For its part, the city is being asked to grant permission to work on city property along the river and to contribute in-kind tree removal services in select areas. No direct cash is being requested.

The council approved the city's participation in the project.

Bluff Country Manufacturing

The Preston Economic Development Authority (EDA) recommended the council approve a $10,000 loan from the revolving loan fund (RLF) at 2.5 percent interest to be repaid over 15 years for Bluff Country Manufacturing.

The company will be using the loan to help construct a new building at the proposed industrial park location.

The council approved the loan with no discussion.

Fillmore County AED Grant

The city of Preston will be receiving three additional Automatic External Defibrillators (AED) thanks to the Fillmore County AED Collaborative, which was able to secure a competitive federal grant to add over 70 AEDs to numerous city and county locations.

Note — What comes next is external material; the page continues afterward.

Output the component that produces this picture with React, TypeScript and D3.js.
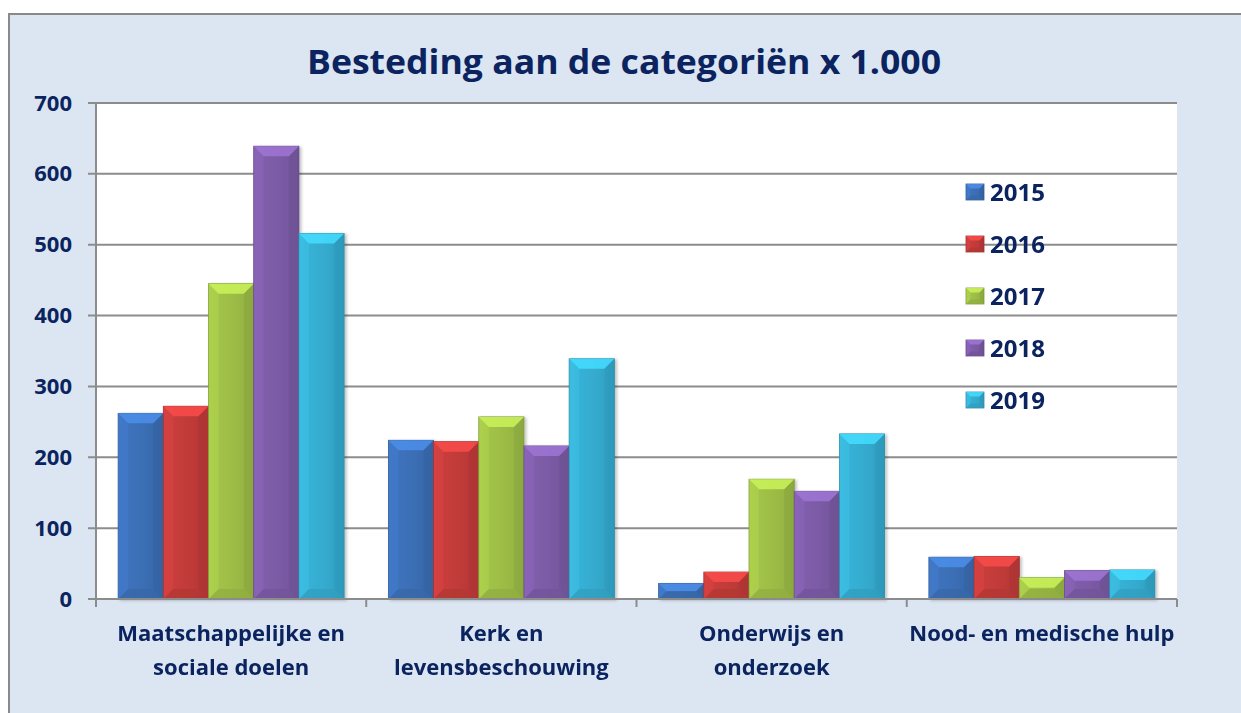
import React from "react";
import * as d3 from "d3";

const categories: string[][] = [
  ["Maatschappelijke en", "sociale doelen"],
  ["Kerk en", "levensbeschouwing"],
  ["Onderwijs en", "onderzoek"],
  ["Nood- en medische hulp"],
];
const years = ["2015", "2016", "2017", "2018", "2019"];
const v2015 = [262, 224, 22, 59];
const v2016 = [272, 222, 38, 60];
const v2017 = [445, 257, 169, 30];
const v2018 = [639, 216, 152, 40];
const v2019 = [516, 339, 233, 41];
const series = [v2015, v2016, v2017, v2018, v2019];
const yTicks = [0, 100, 200, 300, 400, 500, 600, 700];
const title = "Besteding aan de categoriën x 1.000";

const colors = ["#3b6fb6", "#c23b3a", "#9dbd46", "#7c5ba6", "#35acd0"];

const W = 1241;
const H = 713;
const left = 96, right = 1177, top = 103, bottom = 599;
const textColor = "#0b2460";
const font = "'Open Sans', Lato, sans-serif";

function Bar({ x, y, w, h, c, id }: any) {
  const b = Math.min(10, h / 2, w / 4);
  const light = d3.color(c)!.brighter(0.7).formatHex();
  const dark = d3.color(c)!.darker(0.6).formatHex();
  const mid = d3.color(c)!.darker(0.25).formatHex();
  return (
    <g>
      <rect x={x} y={y} width={w} height={h} fill={`url(#g${id})`} stroke={dark} strokeWidth={0.8} />
      <polygon points={`${x},${y} ${x + w},${y} ${x + w - b},${y + b} ${x + b},${y + b}`} fill={light} opacity={0.85} />
      <polygon points={`${x},${y + h} ${x + w},${y + h} ${x + w - b},${y + h - b} ${x + b},${y + h - b}`} fill={mid} opacity={0.7} />
      <polygon points={`${x},${y} ${x + b},${y + b} ${x + b},${y + h - b} ${x},${y + h}`} fill={light} opacity={0.2} />
      <polygon points={`${x + w},${y} ${x + w - b},${y + b} ${x + w - b},${y + h - b} ${x + w},${y + h}`} fill={dark} opacity={0.3} />
    </g>
  );
}

export default function App() {
  const x0 = d3.scaleBand<number>().domain(d3.range(categories.length)).range([left, right]).paddingInner(0).paddingOuter(0);
  const x1 = d3.scaleBand<number>().domain(d3.range(years.length)).range([0, x0.bandwidth()]).paddingOuter(0.49).paddingInner(0);
  const y = d3.scaleLinear().domain([0, 700]).range([bottom, top]);

  const legendX = 966;
  const legendY0 = 192;
  const legendStep = 52;

  return (
    <svg width={W} height={H} style={{ position: "absolute", left: 0, top: 0 }}>
      <defs>
        {colors.map((c, i) => {
          const l = d3.color(c)!.brighter(0.15).formatHex();
          const d = d3.color(c)!.darker(0.2).formatHex();
          return (
            <linearGradient key={i} id={`g${i}`} x1="0" y1="0" x2="1" y2="0">
              <stop offset="0" stopColor={l} />
              <stop offset="0.5" stopColor={c} />
              <stop offset="1" stopColor={d} />
            </linearGradient>
          );
        })}
        <filter id="sh" x="-10%" y="-10%" width="130%" height="130%">
          <feDropShadow dx="2" dy="1" stdDeviation="1.5" floodColor="#000" floodOpacity="0.25" />
        </filter>
      </defs>
      <rect x={9} y={14} width={W} height={H} fill="#dce6f2" stroke="#8a8a8a" strokeWidth={2} />
      <rect x={left} y={top} width={right - left} height={bottom - top} fill="#ffffff" />
      <text x={624} y={74} textAnchor="middle" fontFamily={font} fontWeight={700} fontSize={34} fill={textColor} textLength={634} lengthAdjust="spacingAndGlyphs">{title}</text>

      {yTicks.map((t) => (
        <line key={t} x1={left - 8} x2={right} y1={y(t)} y2={y(t)} stroke="#8c8c8c" strokeWidth={2} />
      ))}
      {yTicks.map((t) => (
        <text key={"l" + t} x={72} y={y(t) + 7.5} textAnchor="end" fontFamily={font} fontWeight={700} fontSize={22} fill={textColor}>{t}</text>
      ))}

      <g filter="url(#sh)">
        {categories.map((_, ci) =>
          series.map((s, si) => {
            const bx = x0(ci)! + x1(si)!;
            const by = y(s[ci]);
            return <Bar key={ci + "-" + si} x={bx} y={by} w={x1.bandwidth()} h={bottom - by} c={colors[si]} id={si} />;
          })
        )}
      </g>

      <line x1={left} x2={left} y1={top} y2={bottom} stroke="#8c8c8c" strokeWidth={2} />
      <line x1={left - 8} x2={right} y1={bottom} y2={bottom} stroke="#8c8c8c" strokeWidth={2} />
      {d3.range(categories.length + 1).map((i) => {
        const xx = left + i * x0.bandwidth();
        return <line key={"t" + i} x1={xx} x2={xx} y1={bottom} y2={bottom + 8} stroke="#8c8c8c" strokeWidth={2} />;
      })}

      {categories.map((lines, ci) => (
        <text key={"c" + ci} textAnchor="middle" fontFamily={font} fontWeight={700} fontSize={22} fill={textColor}>
          {lines.map((ln, li) => (
            <tspan key={li} x={x0(ci)! + x0.bandwidth() / 2} y={641 + li * 34}>{ln}</tspan>
          ))}
        </text>
      ))}

      {years.map((yr, i) => {
        const ly = legendY0 + i * legendStep;
        return (
          <g key={yr}>
            <Bar x={legendX} y={ly - 8} w={18} h={16} c={colors[i]} id={i} />
            <text x={legendX + 24} y={ly + 8.5} fontFamily={font} fontWeight={700} fontSize={24} fill={textColor}>{yr}</text>
          </g>
        );
      })}
    </svg>
  );
}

According to Hoffman, the AEDs will be located at the fire hall, power plant and city shop.

Family Fun Night

The Preston Chamber of Commerce asked the council to once again approve the closure of Main Street for three nights during the summer to hold Family Fun Nights.

The closures would occur on June 12, July 10 and Aug. 14 from 4:30 to 8:30 p.m.

The motion was approved.

The next council meeting is scheduled for June 2, though due to scheduling issues with the mayor and councilmembers, it was noted the date may be changed. One may look on the city website closer to the meeting date for the exact date and time.